Aim.
Transcribe all of the material exactly, except for its pictures.

Data section.
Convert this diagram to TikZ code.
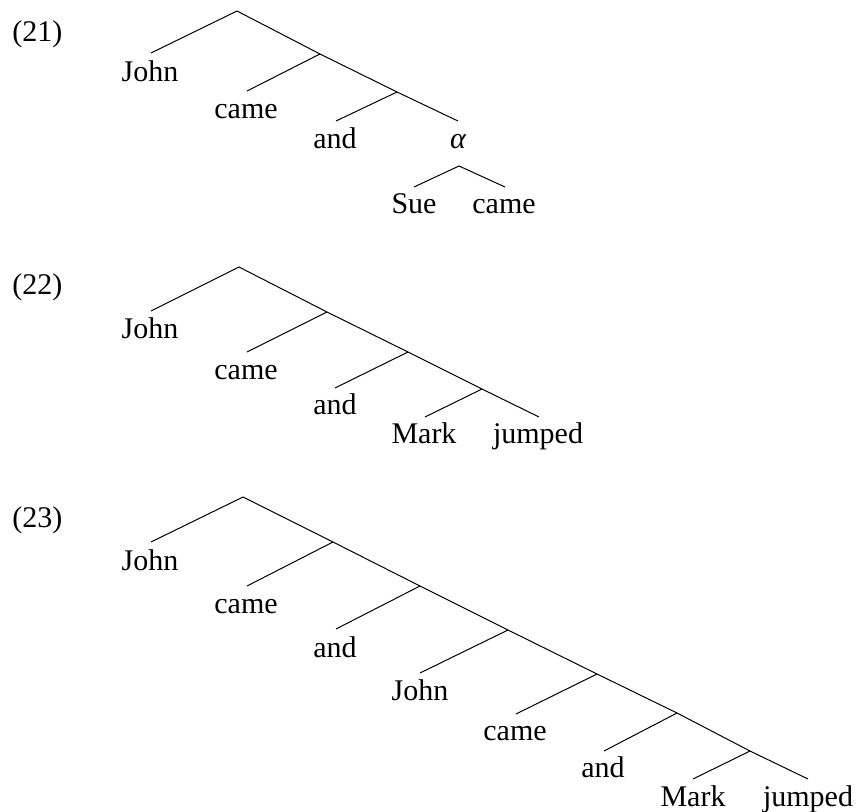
\documentclass[tikz,border=0pt]{standalone}
\usepackage{fontspec}
\setmainfont{Liberation Serif}
\begin{document}
\begin{tikzpicture}[x=1pt,y=-1pt,line width=1pt,
  word/.style={anchor=base,inner sep=0pt,font=\fontsize{30}{36}\selectfont},
  exlabel/.style={anchor=base west,inner sep=0pt,font=\fontsize{30}{36}\selectfont}]
\useasboundingbox (0,0) rectangle (856,811);
% ---------------- (21)
\node[exlabel] (ex21) at (12,41) {(21)};
\coordinate (a0) at (237,11);
\coordinate (a1) at (320,54);
\coordinate (a2) at (397,92);
\coordinate (aJ) at (151,53);
\coordinate (aC) at (247,91);
\coordinate (aA) at (336,121);
\coordinate (aAl) at (458,121);
\coordinate (aS) at (459,166);
\coordinate (aSu) at (414,187);
\coordinate (aCa) at (505,187);
\draw (aJ) -- (a0) -- (a1) -- (a2) -- (aAl);
\draw (a1) -- (aC);
\draw (a2) -- (aA);
\draw (aSu) -- (aS) -- (aCa);
\node[word] (aJohn) at (150,81) {John};
\node[word] (aCame) at (246,118) {came};
\node[word] (aAnd) at (335,148) {and};
\node[word] (aAlpha) at (458,148) {\itshape α};
\node[word] (aSue) at (414,213) {Sue};
\node[word] (aCame2) at (504,213) {came};
% ---------------- (22)
\node[exlabel] (ex22) at (12,294) {(22)};
\coordinate (b0) at (239,267);
\coordinate (b1) at (327,312);
\coordinate (b2) at (408,352);
\coordinate (b3) at (482,389);
\coordinate (bJ) at (151,311);
\coordinate (bC) at (247,352);
\coordinate (bA) at (335,388);
\coordinate (bM) at (425,417);
\coordinate (bJu) at (539,417);
\draw (bJ) -- (b0) -- (b1) -- (b2) -- (b3) -- (bJu);
\draw (b1) -- (bC);
\draw (b2) -- (bA);
\draw (b3) -- (bM);
\node[word] (bJohn) at (150,338) {John};
\node[word] (bCame) at (246,379) {came};
\node[word] (bAnd) at (335,414) {and};
\node[word] (bMark) at (424,443) {Mark};
\node[word] (bJumped) at (538,443) {jumped};
% ---------------- (23)
\node[exlabel] (ex23) at (12,527) {(23)};
\coordinate (c0) at (243,497);
\coordinate (c1) at (333,542);
\coordinate (c2) at (420,586);
\coordinate (c3) at (508,630);
\coordinate (c4) at (597,674);
\coordinate (c5) at (677,713);
\coordinate (c6) at (750,751);
\coordinate (cJ) at (151,542);
\coordinate (cC) at (247,586);
\coordinate (cA) at (336,629);
\coordinate (cJ2) at (420,673);
\coordinate (cC2) at (516,714);
\coordinate (cA2) at (604,751);
\coordinate (cM) at (693,779);
\coordinate (cJu) at (808,779);
\draw (cJ) -- (c0) -- (c1) -- (c2) -- (c3) -- (c4) -- (c5) -- (c6) -- (cJu);
\draw (c1) -- (cC);
\draw (c2) -- (cA);
\draw (c3) -- (cJ2);
\draw (c4) -- (cC2);
\draw (c5) -- (cA2);
\draw (c6) -- (cM);
\node[word] (cJohn) at (150,570) {John};
\node[word] (cCame) at (246,613) {came};
\node[word] (cAnd) at (335,657) {and};
\node[word] (cJohn2) at (420,700) {John};
\node[word] (cCame2) at (515,740) {came};
\node[word] (cAnd2) at (603,777) {and};
\node[word] (cMark) at (693,806) {Mark};
\node[word] (cJumped) at (808,806) {jumped};
\end{tikzpicture}
\end{document}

Answer to this problem.
Convert this diagram to TikZ code.
\documentclass[tikz,border=0pt]{standalone}
\usepackage{fontspec}
\setmainfont{Liberation Serif}
\begin{document}
\begin{tikzpicture}[x=1pt,y=-1pt,line width=1pt,
  word/.style={anchor=base,inner sep=0pt,font=\fontsize{30}{36}\selectfont},
  exlabel/.style={anchor=base west,inner sep=0pt,font=\fontsize{30}{36}\selectfont}]
\useasboundingbox (0,0) rectangle (856,811);
% ---------------- (21)
\node[exlabel] (ex21) at (12,41) {(21)};
\coordinate (a0) at (237,11);
\coordinate (a1) at (320,54);
\coordinate (a2) at (397,92);
\coordinate (aJ) at (151,53);
\coordinate (aC) at (247,91);
\coordinate (aA) at (336,121);
\coordinate (aAl) at (458,121);
\coordinate (aS) at (459,166);
\coordinate (aSu) at (414,187);
\coordinate (aCa) at (505,187);
\draw (aJ) -- (a0) -- (a1) -- (a2) -- (aAl);
\draw (a1) -- (aC);
\draw (a2) -- (aA);
\draw (aSu) -- (aS) -- (aCa);
\node[word] (aJohn) at (150,81) {John};
\node[word] (aCame) at (246,118) {came};
\node[word] (aAnd) at (335,148) {and};
\node[word] (aAlpha) at (458,148) {\itshape α};
\node[word] (aSue) at (414,213) {Sue};
\node[word] (aCame2) at (504,213) {came};
% ---------------- (22)
\node[exlabel] (ex22) at (12,294) {(22)};
\coordinate (b0) at (239,267);
\coordinate (b1) at (327,312);
\coordinate (b2) at (408,352);
\coordinate (b3) at (482,389);
\coordinate (bJ) at (151,311);
\coordinate (bC) at (247,352);
\coordinate (bA) at (335,388);
\coordinate (bM) at (425,417);
\coordinate (bJu) at (539,417);
\draw (bJ) -- (b0) -- (b1) -- (b2) -- (b3) -- (bJu);
\draw (b1) -- (bC);
\draw (b2) -- (bA);
\draw (b3) -- (bM);
\node[word] (bJohn) at (150,338) {John};
\node[word] (bCame) at (246,379) {came};
\node[word] (bAnd) at (335,414) {and};
\node[word] (bMark) at (424,443) {Mark};
\node[word] (bJumped) at (538,443) {jumped};
% ---------------- (23)
\node[exlabel] (ex23) at (12,527) {(23)};
\coordinate (c0) at (243,497);
\coordinate (c1) at (333,542);
\coordinate (c2) at (420,586);
\coordinate (c3) at (508,630);
\coordinate (c4) at (597,674);
\coordinate (c5) at (677,713);
\coordinate (c6) at (750,751);
\coordinate (cJ) at (151,542);
\coordinate (cC) at (247,586);
\coordinate (cA) at (336,629);
\coordinate (cJ2) at (420,673);
\coordinate (cC2) at (516,714);
\coordinate (cA2) at (604,751);
\coordinate (cM) at (693,779);
\coordinate (cJu) at (808,779);
\draw (cJ) -- (c0) -- (c1) -- (c2) -- (c3) -- (c4) -- (c5) -- (c6) -- (cJu);
\draw (c1) -- (cC);
\draw (c2) -- (cA);
\draw (c3) -- (cJ2);
\draw (c4) -- (cC2);
\draw (c5) -- (cA2);
\draw (c6) -- (cM);
\node[word] (cJohn) at (150,570) {John};
\node[word] (cCame) at (246,613) {came};
\node[word] (cAnd) at (335,657) {and};
\node[word] (cJohn2) at (420,700) {John};
\node[word] (cCame2) at (515,740) {came};
\node[word] (cAnd2) at (603,777) {and};
\node[word] (cMark) at (693,806) {Mark};
\node[word] (cJumped) at (808,806) {jumped};
\end{tikzpicture}
\end{document}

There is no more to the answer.